The human body embodies an amazing array of senses. Musicians can hear the difference between a C and a C#, despite the fact that the two tones are only 15 Hz apart. Olympic rifle shooters can detect when their sights are misaligned by as little as two-thousandths of an inch. Sightless persons can read Braille—dots raised above the paper just two-hundredths of an inch and spaced one-tenth of an inch apart—at 400 words per minute using touch sensors in their finger tips.
When it comes to the design of human interface devices for today’s technology, senses are important factors. Device manufacturers are faced with the ongoing challenge of accommodating a conditioned expectation—that buttons or keys will move when depressed (perhaps as much as one-fourth to one-half of an inch), leading the brain to decrease the velocity of the finger to zero at the moment of contact.

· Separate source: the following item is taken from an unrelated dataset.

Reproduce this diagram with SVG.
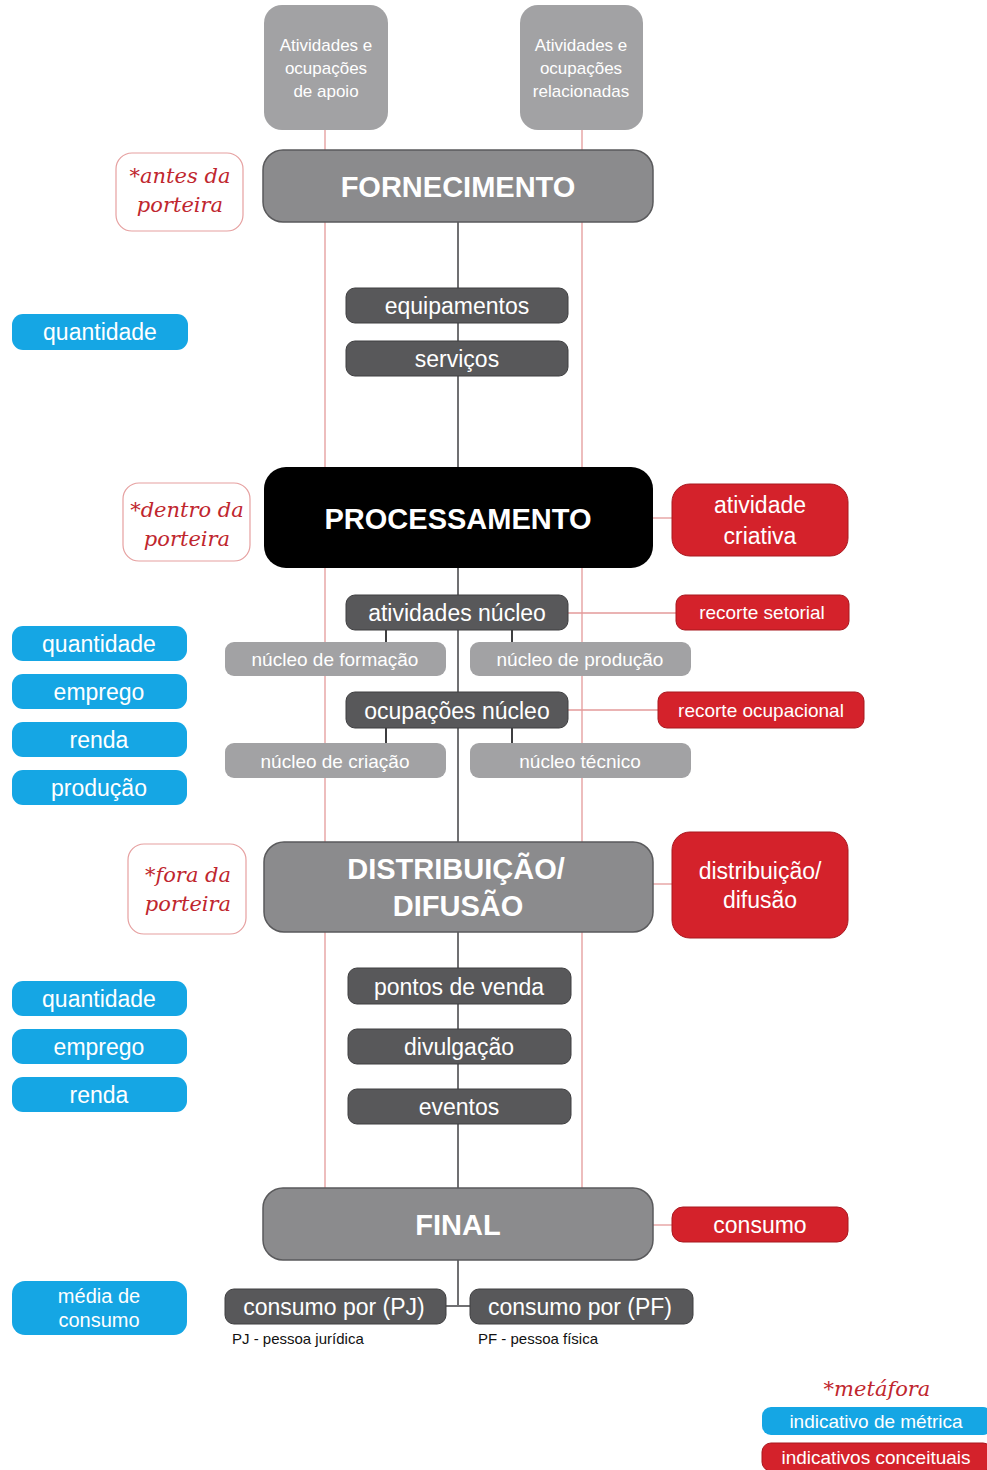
<svg xmlns="http://www.w3.org/2000/svg" width="987" height="1470" viewBox="0 0 987 1470">
<defs>
<style>
text{font-family:"Liberation Sans",Arial,sans-serif;text-anchor:middle;fill:#fff}
.top{fill:#a2a2a4}
.main{fill:#8b8b8d;stroke:#5a5a5c;stroke-width:1.5}
.dark{fill:#58585a;stroke:#3e3e40;stroke-width:1}
.light{fill:#a2a2a4}
.blue{fill:#15a6e4}
.red{fill:#d4222b;stroke:#a8181f;stroke-width:1}
.meta{fill:#fff;stroke:#e6a0a0;stroke-width:1.2}
.hand{font-family:"DejaVu Serif","Liberation Serif",serif;font-style:italic;fill:#c0262e;font-size:21px}
.big{font-weight:bold;font-size:29px}
.t22{font-size:23px}
.t18{font-size:19px}
.t16{font-size:17px}
.redline{stroke:#e39a9a;stroke-width:1.3;fill:none}
.grayline{stroke:#707072;stroke-width:2;fill:none}
.darkline{stroke:#3e3e40;stroke-width:2;fill:none}
</style>
</defs>
<rect width="987" height="1470" fill="#fff"/>
<g id="connectors">
<line class="redline" x1="325" y1="130" x2="325" y2="1188"/>
<line class="redline" x1="582" y1="130" x2="582" y2="1188"/>
<line class="grayline" x1="458" y1="222" x2="458" y2="1306"/>
<line class="grayline" x1="446" y1="1306" x2="470" y2="1306"/>
<line class="redline" x1="653" y1="518" x2="672" y2="518"/>
<line class="redline" x1="568" y1="613" x2="676" y2="613"/>
<line class="redline" x1="568" y1="710" x2="658" y2="710"/>
<line class="redline" x1="653" y1="884" x2="672" y2="884"/>
<line class="redline" x1="653" y1="1225" x2="672" y2="1225"/>
<line class="darkline" x1="386" y1="630" x2="386" y2="642"/>
<line class="darkline" x1="512" y1="630" x2="512" y2="642"/>
<line class="darkline" x1="386" y1="728" x2="386" y2="743"/>
<line class="darkline" x1="512" y1="728" x2="512" y2="743"/>
</g>
<g id="top-apoio"><rect class="top" x="264" y="5" width="124" height="125" rx="18"/>
<text class="t16" x="326" y="51">Atividades e</text><text class="t16" x="326" y="74">ocupações</text><text class="t16" x="326" y="97">de apoio</text></g>
<g id="top-relacionadas"><rect class="top" x="520" y="5" width="123" height="125" rx="18"/>
<text class="t16" x="581" y="51">Atividades e</text><text class="t16" x="581" y="74">ocupações</text><text class="t16" x="581" y="97">relacionadas</text></g>
<g id="fornecimento"><rect class="main" x="263" y="150" width="390" height="72" rx="20"/><text class="big" x="458" y="197">FORNECIMENTO</text></g>
<g id="meta-antes"><rect class="meta" x="116" y="153" width="127" height="78" rx="16"/><text class="hand" x="180" y="183">*antes da</text><text class="hand" x="180" y="212">porteira</text></g>
<g id="equipamentos"><rect class="dark" x="346" y="288" width="222" height="35" rx="9"/><text class="t22" x="457" y="314">equipamentos</text></g>
<g id="servicos"><rect class="dark" x="346" y="341" width="222" height="35" rx="9"/><text class="t22" x="457" y="367">serviços</text></g>
<g id="q1"><rect class="blue" x="12" y="314" width="176" height="36" rx="11"/><text class="t22" x="100" y="340">quantidade</text></g>
<g id="processamento"><rect x="264" y="467" width="389" height="101" rx="22" fill="#000"/><text class="big" x="458" y="529">PROCESSAMENTO</text></g>
<g id="meta-dentro"><rect class="meta" x="123" y="483" width="127" height="78" rx="16"/><text class="hand" x="187" y="517">*dentro da</text><text class="hand" x="187" y="546">porteira</text></g>
<g id="atividade-criativa"><rect class="red" x="672" y="484" width="176" height="72" rx="18"/><text class="t22" x="760" y="513">atividade</text><text class="t22" x="760" y="544">criativa</text></g>
<g id="atividades-nucleo"><rect class="dark" x="346" y="595" width="222" height="35" rx="9"/><text class="t22" x="457" y="621">atividades núcleo</text></g>
<g id="recorte-setorial"><rect class="red" x="676" y="595" width="173" height="35" rx="9"/><text class="t18" x="762" y="619">recorte setorial</text></g>
<g id="nucleo-formacao"><rect class="light" x="225" y="642" width="221" height="34" rx="9"/><text class="t18" x="335" y="666">núcleo de formação</text></g>
<g id="nucleo-producao"><rect class="light" x="470" y="642" width="221" height="34" rx="9"/><text class="t18" x="580" y="666">núcleo de produção</text></g>
<g id="ocupacoes-nucleo"><rect class="dark" x="346" y="692" width="222" height="36" rx="9"/><text class="t22" x="457" y="719">ocupações núcleo</text></g>
<g id="recorte-ocupacional"><rect class="red" x="658" y="692" width="206" height="36" rx="9"/><text class="t18" x="761" y="717">recorte ocupacional</text></g>
<g id="nucleo-criacao"><rect class="light" x="225" y="743" width="221" height="35" rx="9"/><text class="t18" x="335" y="768">núcleo de criação</text></g>
<g id="nucleo-tecnico"><rect class="light" x="470" y="743" width="221" height="35" rx="9"/><text class="t18" x="580" y="768">núcleo técnico</text></g>
<g id="q2"><rect class="blue" x="12" y="626" width="175" height="35" rx="11"/><text class="t22" x="99" y="652">quantidade</text></g>
<g id="e2"><rect class="blue" x="12" y="674" width="175" height="35" rx="11"/><text class="t22" x="99" y="700">emprego</text></g>
<g id="r2"><rect class="blue" x="12" y="722" width="175" height="35" rx="11"/><text class="t22" x="99" y="748">renda</text></g>
<g id="p2"><rect class="blue" x="12" y="770" width="175" height="35" rx="11"/><text class="t22" x="99" y="796">produção</text></g>
<g id="distribuicao"><rect class="main" x="264" y="842" width="389" height="90" rx="20"/><text class="big" x="456" y="879">DISTRIBUIÇÃO/</text><text class="big" x="458" y="916">DIFUSÃO</text></g>
<g id="meta-fora"><rect class="meta" x="128" y="844" width="118" height="90" rx="16"/><text class="hand" x="188" y="882">*fora da</text><text class="hand" x="188" y="911">porteira</text></g>
<g id="distribuicao-difusao"><rect class="red" x="672" y="832" width="176" height="106" rx="18"/><text class="t22" x="760" y="879">distribuição/</text><text class="t22" x="760" y="908">difusão</text></g>
<g id="pontos"><rect class="dark" x="348" y="968" width="223" height="36" rx="9"/><text class="t22" x="459" y="995">pontos de venda</text></g>
<g id="divulgacao"><rect class="dark" x="348" y="1029" width="223" height="35" rx="9"/><text class="t22" x="459" y="1055">divulgação</text></g>
<g id="eventos"><rect class="dark" x="348" y="1089" width="223" height="35" rx="9"/><text class="t22" x="459" y="1115">eventos</text></g>
<g id="q3"><rect class="blue" x="12" y="981" width="175" height="35" rx="11"/><text class="t22" x="99" y="1007">quantidade</text></g>
<g id="e3"><rect class="blue" x="12" y="1029" width="175" height="35" rx="11"/><text class="t22" x="99" y="1055">emprego</text></g>
<g id="r3"><rect class="blue" x="12" y="1077" width="175" height="35" rx="11"/><text class="t22" x="99" y="1103">renda</text></g>
<g id="final"><rect class="main" x="263" y="1188" width="390" height="72" rx="20"/><text class="big" x="458" y="1235">FINAL</text></g>
<g id="consumo"><rect class="red" x="672" y="1207" width="176" height="35" rx="11"/><text class="t22" x="760" y="1233">consumo</text></g>
<g id="consumo-pj"><rect class="dark" x="225" y="1289" width="221" height="35" rx="9"/><text class="t22" x="334" y="1315">consumo por (PJ)</text></g>
<g id="consumo-pf"><rect class="dark" x="470" y="1289" width="223" height="35" rx="9"/><text class="t22" x="580" y="1315">consumo por (PF)</text></g>
<text x="232" y="1344" style="font-size:15px;fill:#111;text-anchor:start">PJ - pessoa jurídica</text>
<text x="478" y="1344" style="font-size:15px;fill:#111;text-anchor:start">PF - pessoa física</text>
<g id="media"><rect class="blue" x="12" y="1281" width="175" height="54" rx="13"/><text x="99" y="1303" style="font-size:20px">média de</text><text x="99" y="1327" style="font-size:20px">consumo</text></g>
<g id="legend">
<text class="hand" x="877" y="1396">*metáfora</text>
<rect class="blue" x="762" y="1407" width="230" height="28" rx="9"/><text x="876" y="1428" style="font-size:19px">indicativo de métrica</text>
<rect class="red" x="762" y="1443" width="230" height="28" rx="9"/><text x="876" y="1464" style="font-size:19px">indicativos conceituais</text>
</g>
</svg>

The growing use of rigid flat screens, such as LCDs, under glass or plastic protective overlays has increased the need for improved touch solutions. The wrong sensory feedback can have sweeping negative effects, including difficulty of use, inaccurate communication of data, and—most ominous—physical impairments, such as repetitive stress injury (RSI), which are caused by the failure of buttons or keys to respond to the brain’s expectations. In addition, manufacturers of mobile consumer electronic (CE) devices in particular must consider other technical factors, including the need to reduce latency, reduce dependency on baseband processors, and lower cost and improve power consumption.
Recent trends in the integration of components have helped advance the CE industry toward capacitive-touch capabilities that address the conditioned expectations of users and the industry’s trend toward lower-cost, higher-performance solutions. This article will discuss the need for improved touch solutions, the alternatives available, and the benefits of an integrated approach to capacitive touch.
As technology evolves, so do consumer visions of what is “cutting edge.” A mobile handset or MP3 player with mechanical keys isn’t the trend of the future, and one with bubbled membrane keys would be an oddity at best. One human-machine interface (HMI) gaining considerable traction today in consumer and commercial/industrial segments is touch-centric input, whether display-based (e.g., touch screens), or non-display-based (e.g., buttons, sliders, and scroll wheels).
The research generated from membrane-type keys provides significant design findings for this latest generation of touch-based HMI due to the same fundamental challenges. When touch inputs are implemented on rigid flat screens, such as LCDs, or under glass or plastic protective overlays, such as in white goods or mobile handsets, there’s no “travel” to provide feedback to the user that a valid touch event has occurred. However, unlike membrane keys, it’s not practical to add travel through a bubble or other physical technique. New methods of feedback are required. With these touch inputs controlling more complex and essential product functions, this sensory feedback becomes even more critical in determining whether the new input methods enhance the users experience or detract from it.
A VARIETY OF FEEDBACK METHODS
Early on, membrane keys incorporated tactile feedback. But soon after, other types of feedback, such as visual and aural, were added. Today, multiple sensory feedback methods are commonplace; in fact, so much so that they’re often so subtle that they practically go unnoticed. However subtle, sensory feedback is important for many reasons.
The three senses involved in product sensory feedback—visual, aural, and touch—are used singularly and in combination. Depending on the application, one of these methods may be more effective than another. Often, it’s most effective to involve multiple senses, or all three. Studies conclusively show that sensory feedback improves user accuracy, makes using complicated products easier and quicker, and provides a better “emotional” response for the user.1
• Visual feedback: Human beings’ most developed sense is sight. Thus, incorporating visual feedback is desirable to producing positive results. Visual feedback appears in many forms, from simply illuminating an LED when a button press is detected to the more complex presentation of a scrolling phonebook display on a cellular phone in response to a touch slider.
The availability of high-resolution LCDs incorporating touch sensors has led to a plethora of visual responses to button presses and slider applications. Future technology applications have been announced by Microsoft and others that allow touches to perform heretofore complicated actions, such as sizing an image by simply “stretching” the image on the touch-sensitive display.
• Aural feedback: Another highly developed human sensory perception is hearing. Sounds have been used as a primary communication tool throughout history. Alarms virtually always incorporate a shrill sound to quickly grab everyone’s attention. Bells have been used to announce the current time to entire villages. And, of course, spoken language is the king of communication.